The decline of part-time higher education in England
There has been a substantial fall in the number of part-time students enrolled in higher education over the past decade, with the decline being particularly apparent amongst English higher education providers. In contrast, the number of full-time student enrolments has been on an upward trend. Domestic student enrolments fell from 337,000 in 2004/05 to just 184,000 in 2015/16. That’s a decline of 45% over a period where full-time numbers increased by 19%. This varies across the UK’s nations, with a 49% decline in England, 30% in Wales and 12% in Scotland. In contrast, the number of part-time enrolments in Northern Ireland increased by 10% over the period.
What is the economic context?
When describing the labour market as buoyant, reference is made implicitly to the number of jobs available in the economy. This implies that the strength of the labour market is reflected in terms of improvements in the employment rate observed since 2011. This is indeed true – there has been a significant increase in the employment rate since 2011 (from 70% to almost 75%) – and the most recent economic indicators (here) suggest that the employment rate stood at its highest rate of 75.3% between May and July 2017. If the commentators were correct, this should result in a decline in both full-time and part-time enrolment. However, we know that full-time enrolments have increased while part-time enrolments have declined.
Economic context: employment rates only go so far
Part-time students are substantially more likely to be older than full-time students, and in employment. As a result, part-time students are much more likely to have their decision on higher education enrolment affected by income rather than job availability. Therefore, the ‘quality’ of the labour market is important. It is not just about the number of jobs, but the income levels associated with the jobs that matter to part-time students.
When real hourly earnings are plotted instead of the employment rate, the analysis illustrates a significant decline (from 2008/09) followed by a more modest recovery (and the most recent ONS statistical release suggests that inflation is outstripping average weekly earnings (here)). Importantly, fluctuations in the numbers of part-time students appear to coincide with movements in real earnings, while full-time student numbers seem to run counter to this. This pattern would support the idea that potential full-time students are influenced by the opportunity cost of work, and possibly treat education as an investment good, while part-time students are more likely to treat education as a normal good.
What does the economic theory suggest?
We undertook a fundamental review of the economic theory to try and explain why the demand for full-time and part-time higher education move in opposite directions.
The theoretical analysis provides the answer, and suggests that:
- Full-time higher education enrolment will decrease in a buoyant labour market (i.e. demand is counter-cyclical). The size of the decline will depend on the strength of individual preferences for higher education.
- The demand for part-time higher education will increase in a buoyant labour market (i.e. demand is pro-cyclical). The size of the increase in part-time demand is dependent on the extent to which part-time students need to substitute out of work effort to accommodate additional study.
- For part-time students, wages and household incomes – not employment rates – are the key manifestations of a buoyant labour market.

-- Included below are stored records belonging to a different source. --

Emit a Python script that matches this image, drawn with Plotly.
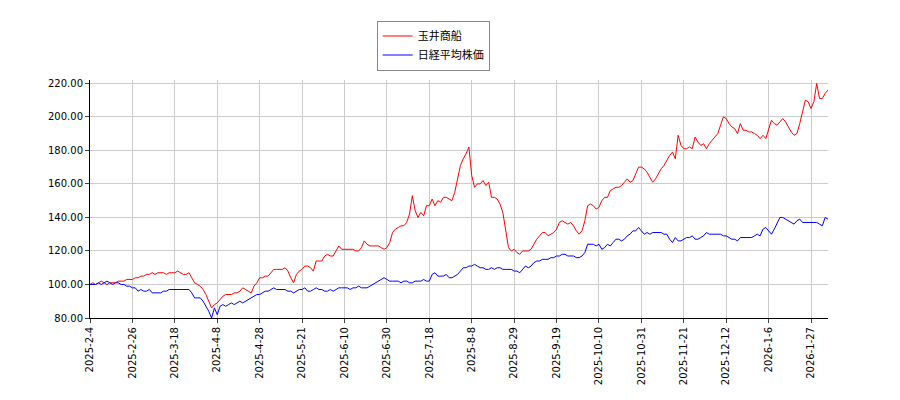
import plotly.graph_objects as go

tick_labels = ["2025-2-4","2025-2-26","2025-3-18","2025-4-8","2025-4-28","2025-5-21","2025-6-10","2025-6-30",
               "2025-7-18","2025-8-8","2025-8-29","2025-9-19","2025-10-10","2025-10-31","2025-11-21",
               "2025-12-12","2026-1-6","2026-1-27"]

tamai = [100,101,100,101,102,101,100,101,101,101,102,102,102,103,103,
         103,104,104,105,105,106,106,107,106,107,107,107,106,107,107,
         107,108,107,106,106,107,104,101,100,99,97,94,90,86,88,
         89,91,93,94,94,94,95,95,96,98,97,96,95,99,101,
         104,104,105,105,107,109,109,109,109,110,108,104,101,106,108,
         109,111,111,110,108,114,114,114,117,118,117,117,120,123,121,
         121,121,121,121,120,120,122,126,124,123,123,123,123,122,121,
         122,125,131,133,134,135,135,137,142,153,144,140,143,141,147,
         147,151,147,150,149,152,152,151,150,155,163,171,175,178,182,
         165,158,160,160,162,159,161,152,152,151,148,143,132,122,120,
         121,119,118,120,120,120,121,124,127,129,131,131,129,130,131,
         133,137,138,137,136,137,135,132,130,132,138,147,148,147,145,
         146,150,152,152,156,157,158,158,159,161,163,161,162,166,170,
         170,169,167,164,161,163,166,169,171,174,177,179,175,189,183,
         181,181,182,181,188,185,183,184,181,184,186,188,190,195,200,
         199,196,194,193,190,196,192,192,191,191,190,189,187,189,187,
         192,198,196,195,197,199,197,194,191,189,190,196,204,210,209,
         205,209,220,211,211,214,216]

nikkei = [100,100,100,101,100,101,102,101,100,101,101,100,100,99,99,
          98,98,96,97,96,96,97,95,95,95,95,96,96,97,97,
          97,97,97,97,97,97,95,92,92,92,90,87,84,80,86,
          82,87,88,87,88,89,88,89,90,89,90,91,92,93,94,
          94,95,96,96,97,98,97,97,97,97,96,96,95,96,97,
          97,98,96,96,97,98,97,97,96,96,97,96,97,98,98,
          98,98,97,98,98,99,98,98,98,99,100,101,102,103,104,
          103,102,102,102,102,101,102,102,101,101,102,102,102,103,102,
          102,106,107,105,105,105,106,104,104,105,106,108,110,110,111,
          111,112,111,110,110,109,109,110,109,110,110,109,109,109,109,
          108,108,107,109,111,110,111,113,114,114,115,115,115,116,116,
          117,117,118,118,117,117,117,116,116,117,119,124,124,124,123,
          124,121,122,124,123,125,127,127,126,127,129,130,132,132,134,
          132,130,131,130,131,131,131,131,130,130,127,125,128,126,126,
          127,128,128,129,127,127,128,129,131,130,130,130,130,130,129,
          129,128,127,127,126,128,128,128,128,128,129,130,129,133,134,
          132,130,133,137,140,140,139,138,137,136,138,139,137,137,137,
          137,137,137,136,135,140,139]

n = len(tamai)
x = list(range(n))
tickvals = [i * 15 for i in range(len(tick_labels))]

fig = go.Figure()
fig.add_trace(go.Scatter(x=x, y=tamai, mode="lines", name="玉井商船", line=dict(color="#ff0000", width=1)))
fig.add_trace(go.Scatter(x=x, y=nikkei, mode="lines", name="日経平均株価", line=dict(color="#0000ff", width=1)))

font = "DejaVu Sans, Noto Sans CJK JP"
fig.update_layout(
    width=900, height=400, margin=dict(l=82, r=80, t=72, b=90, autoexpand=False),
    paper_bgcolor="white", plot_bgcolor="white",
    font=dict(family=font, size=10, color="black"),
    legend=dict(x=0.465, y=1.25, xanchor="center", yanchor="top", bordercolor="#888", borderwidth=1,
                font=dict(size=11)),
    showlegend=True,
)
fig.update_xaxes(range=[0, n - 1], tickvals=tickvals, ticktext=tick_labels, tickangle=-90,
                 showgrid=True, gridcolor="#cccccc", showline=True, linecolor="black",
                 ticks="outside", ticklen=4, zeroline=False, automargin=False)
fig.update_yaxes(range=[80, 222], tickvals=[80,100,120,140,160,180,200,220], tickformat=".2f",
                 showgrid=True, gridcolor="#cccccc", showline=True, linecolor="black",
                 ticks="outside", ticklen=4, zeroline=False, automargin=False)
fig.write_html("out.html")
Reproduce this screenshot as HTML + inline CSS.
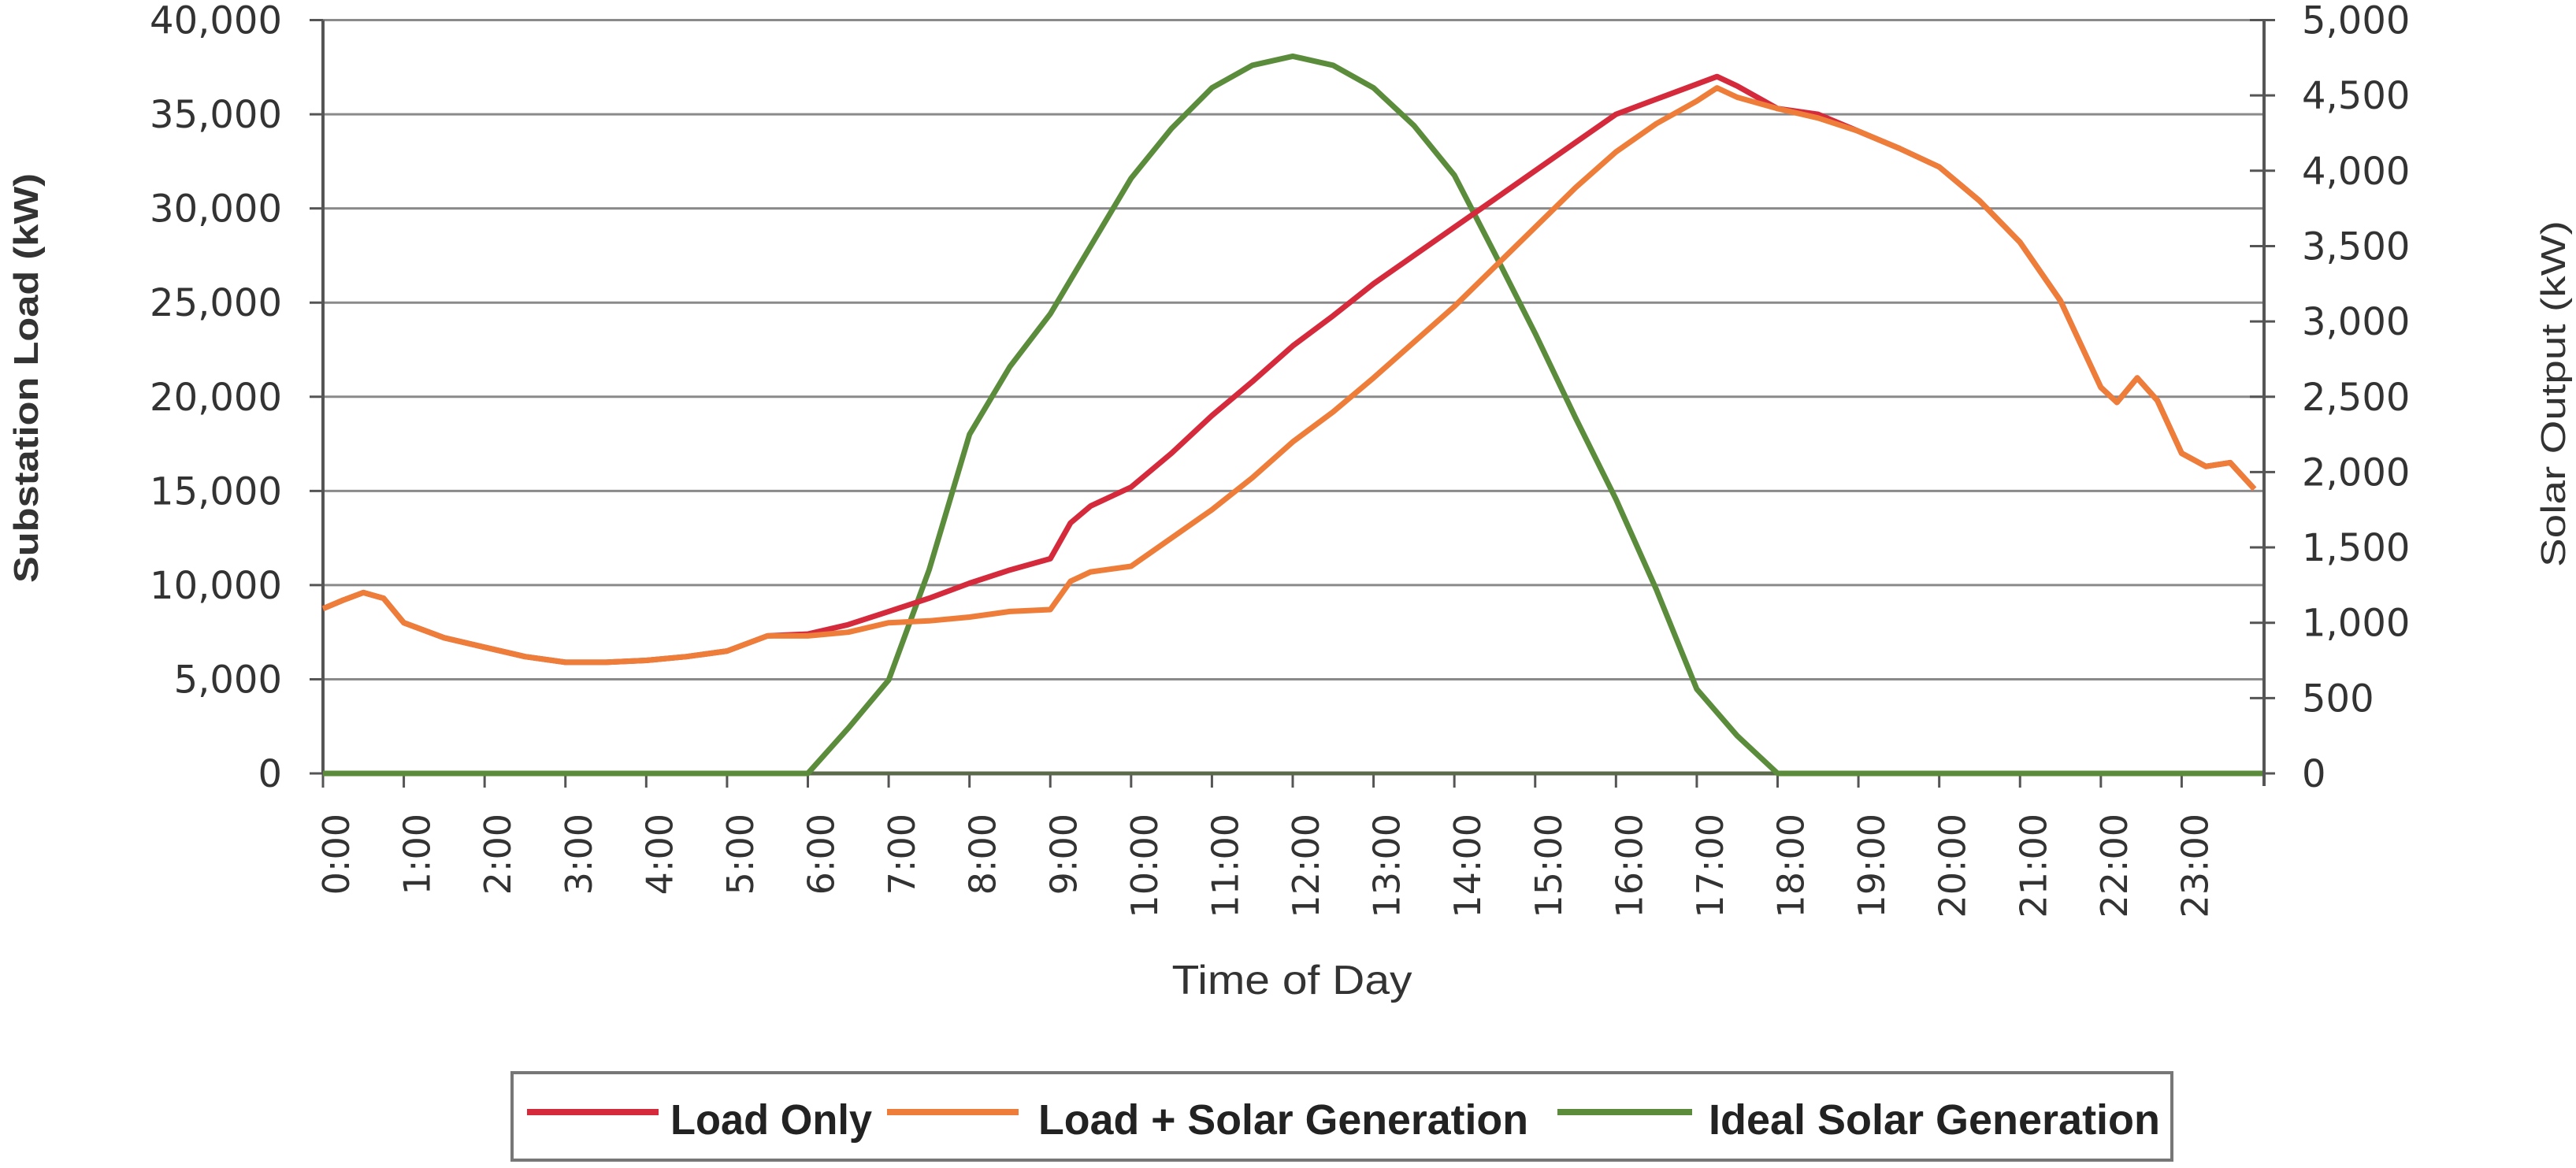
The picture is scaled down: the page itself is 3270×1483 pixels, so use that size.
<!DOCTYPE html>
<html><head><meta charset="utf-8"><style>
html,body{margin:0;padding:0;background:#fff;}
svg{display:block;}
</style></head><body>
<svg id="chart" width="3270" height="1483" viewBox="0 0 3270 1483" xmlns="http://www.w3.org/2000/svg">
<rect x="0" y="0" width="3270" height="1483" fill="#ffffff"/>
<g id="grid"></g>
<g id="axes"></g>
<g id="series"></g>
<text transform="translate(48,480) rotate(-90)" text-anchor="middle" font-family="'Liberation Sans',sans-serif" font-weight="bold" font-size="44" fill="#333" textLength="520" lengthAdjust="spacingAndGlyphs">Substation Load (kW)</text>
<text transform="translate(3256,500) rotate(-90)" text-anchor="middle" font-family="'Liberation Sans',sans-serif" font-size="44" fill="#333" textLength="440" lengthAdjust="spacingAndGlyphs">Solar Output (kW)</text>
<text x="1640" y="1262" text-anchor="middle" font-family="'Liberation Sans Narrow','Liberation Sans',sans-serif" font-size="52" fill="#333" textLength="305" lengthAdjust="spacingAndGlyphs">Time of Day</text>
<g>
<rect x="650" y="1362" width="2107" height="111" fill="#fff" stroke="#777" stroke-width="4"/>
<line x1="669" y1="1412" x2="836" y2="1412" stroke="#d42a3c" stroke-width="8"/>
<text x="851" y="1440" font-family="'Liberation Sans Narrow','Liberation Sans',sans-serif" font-weight="bold" font-size="54" fill="#222" textLength="256" lengthAdjust="spacingAndGlyphs">Load Only</text>
<line x1="1126" y1="1412" x2="1293" y2="1412" stroke="#ee7d3a" stroke-width="8"/>
<text x="1318" y="1440" font-family="'Liberation Sans Narrow','Liberation Sans',sans-serif" font-weight="bold" font-size="54" fill="#222" textLength="622" lengthAdjust="spacingAndGlyphs">Load + Solar Generation</text>
<line x1="1977" y1="1412" x2="2148" y2="1412" stroke="#5b8c3c" stroke-width="8"/>
<text x="2169" y="1440" font-family="'Liberation Sans Narrow','Liberation Sans',sans-serif" font-weight="bold" font-size="54" fill="#222" textLength="573" lengthAdjust="spacingAndGlyphs">Ideal Solar Generation</text>
</g>
</svg>
<script>
const hourLabels = ["0:00","1:00","2:00","3:00","4:00","5:00","6:00","7:00","8:00","9:00","10:00","11:00","12:00","13:00","14:00","15:00","16:00","17:00","18:00","19:00","20:00","21:00","22:00","23:00"];
const leftTicks = [0,5000,10000,15000,20000,25000,30000,35000,40000];
const leftTickLabels = ["0","5,000","10,000","15,000","20,000","25,000","30,000","35,000","40,000"];
const rightTicks = [0,500,1000,1500,2000,2500,3000,3500,4000,4500,5000];
const rightTickLabels = ["0","500","1,000","1,500","2,000","2,500","3,000","3,500","4,000","4,500","5,000"];

const loadHours = [0,0.25,0.5,0.75,1,1.5,2,2.5,3,3.5,4,4.5,5,5.5,6,6.5,7,7.5,8,8.5,9,9.25,9.5,10,10.5,11,11.5,12,12.5,13,13.5,14,14.5,15,15.5,16,16.5,17,17.25,17.5,18,18.5,19,19.5,20,20.5,21,21.5,22,22.2,22.45,22.7,23,23.3,23.6,23.9];
const loadOnly = [8750,9200,9600,9300,8000,7200,6700,6200,5900,5900,6000,6200,6500,7300,7400,7900,8600,9300,10100,10800,11400,13300,14200,15200,17000,19000,20800,22700,24300,26000,27500,29000,30500,32000,33500,35000,35800,36600,37000,36500,35300,35000,34100,33200,32200,30400,28200,25100,20500,19700,21000,19800,17000,16300,16500,15100];
const loadSolar = [8750,9200,9600,9300,8000,7200,6700,6200,5900,5900,6000,6200,6500,7300,7300,7500,8000,8100,8300,8600,8700,10200,10700,11000,12500,14000,15700,17600,19200,21000,22900,24800,26900,29000,31100,33000,34500,35700,36400,35900,35300,34800,34100,33200,32200,30400,28200,25100,20500,19700,21000,19800,17000,16300,16500,15100];

const solarHours = [0,6,6.5,7,7.5,8,8.5,9,9.5,10,10.5,11,11.5,12,12.5,13,13.5,14,14.5,15,15.5,16,16.5,17,17.5,18,24];
const idealSolar = [0,0,300,620,1350,2250,2700,3050,3500,3950,4280,4550,4700,4760,4700,4550,4300,3970,3450,2920,2360,1820,1220,560,250,0,0];

const NS = "http://www.w3.org/2000/svg";
const X0 = 410, X1 = 2872, YB = 982, YT = 25.5;
function xh(h){ return X0 + (X1 - X0) * h / 24; }
function yl(v){ return YB - (YB - YT) * v / 40000; }
function yr(v){ return YB - (YB - YT) * v / 5000; }
function mk(tag, attrs, parent){
  const el = document.createElementNS(NS, tag);
  for (const k in attrs) el.setAttribute(k, attrs[k]);
  parent.appendChild(el);
  return el;
}
const grid = document.getElementById('grid');
const axes = document.getElementById('axes');
const series = document.getElementById('series');
const font = "'DejaVu Sans','Liberation Sans',sans-serif";

leftTicks.forEach((v,i)=>{
  if (v > 0) {
    const g = mk('line',{x1:X0,y1:yl(v),x2:X1,y2:yl(v),stroke:'#8a8a8a','stroke-width':3},grid);
    
    
  }
  const t = mk('line',{x1:393,y1:yl(v),x2:X0,y2:yl(v),stroke:'#555','stroke-width':3},axes);
  
  
  const tx = mk('text',{x:358,y:yl(v)+17,'text-anchor':'end','font-family':font,'font-size':48,fill:'#333'},axes);
  
  
  tx.textContent = leftTickLabels[i];
});
rightTicks.forEach((v,i)=>{
  const t = mk('line',{x1:X1-16,y1:yr(v),x2:X1+16,y2:yr(v),stroke:'#555','stroke-width':3},axes);
  
  
  const tx = mk('text',{x:2922,y:yr(v)+17,'text-anchor':'start','font-family':font,'font-size':48,fill:'#333'},axes);
  
  
  tx.textContent = rightTickLabels[i];
});
hourLabels.forEach((lab,i)=>{
  const x = xh(i);
  const t = mk('line',{x1:x,y1:YB,x2:x,y2:1000,stroke:'#555','stroke-width':3},axes);
  
  
  const tx = mk('text',{'text-anchor':'end','font-family':font,'font-size':46,fill:'#333',transform:'translate(' + (x+33) + ',1033) rotate(-90)'},axes);
  
  
  tx.textContent = lab;
});
const la = mk('line',{x1:X0,y1:YT,x2:X0,y2:YB,stroke:'#555','stroke-width':4},axes);


const ra = mk('line',{x1:X1+2,y1:YT,x2:X1+2,y2:YB+16,stroke:'#555','stroke-width':4},axes);


const tg = mk('line',{x1:X0,y1:YT,x2:X1,y2:YT,stroke:'#8a8a8a','stroke-width':3},grid);



function path(hours, vals, yf){
  return hours.map((h,i)=>(i? 'L':'M') + xh(h).toFixed(1) + ',' + yf(vals[i]).toFixed(1)).join(' ');
}
const gs = mk('path',{d:path(solarHours,idealSolar,yr),fill:'none',stroke:'#5b8c3c','stroke-width':7,'stroke-linejoin':'round'},series);


const ba = mk('line',{x1:X0,y1:YB,x2:X1,y2:YB,stroke:'#5a6a4a','stroke-width':5},axes);


const rl = mk('path',{d:path(loadHours,loadOnly,yl),fill:'none',stroke:'#d42a3c','stroke-width':7,'stroke-linejoin':'round'},series);


const ol = mk('path',{d:path(loadHours,loadSolar,yl),fill:'none',stroke:'#ee7d3a','stroke-width':7,'stroke-linejoin':'round'},series);


</script>
</body></html>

Changes to real wages and incomes directly impact part-time learners.
Does the empirical evidence back up the theory?
Yes. In general, in the absence of borrowing constraints, the demand for (full-time) education is countercyclical. Individuals will substitute education for work when the current wage is low relative to future wages. Relaxing the assumption that higher education is a full-time commitment, a notion which clearly does not apply for part-time students, the evidence suggests that the demand for part-time education is pro-cyclical. However, the empirical evidence suggests that there are other significant factors at play in relation to the decline in part-time enrolments, including the change in tuition fee levels, funding arrangements (and credit constraints), as well as debt aversion. A number of these additional factors are evidenced by the stark difference in part-time enrolment rates by Home Nation over the most recent economic recession (and recovery).
Has increased full-time enrolment reduced the pool of prospective part-time students?
When we looked at what might be expected for part-time enrolments, the decline in part-time study was found to be more than 4.5 times as large as the increase in full-time study based on what might be expected in relation to population growth of the constituent populations. Even if the increase in enrolment of full-time students has in part reduced the demand for part-time study, this has in no way exhausted the latent demand for part-time education.
Does any of this matter?
Given the limited nature of the economic recovery, as well as the very significant uncertainties ahead, the current student finance arrangements need serious and thorough review in order to encourage potential part-time students into higher education.
Did the analysis take account of other sources of funding? I thought there was some connection between cuts to NHS funding after 2008 (training budget first to feel the squeeze) and decline in part-time enrolments. Part-time students are more likely to be funded by their employer alongside working aren’t they?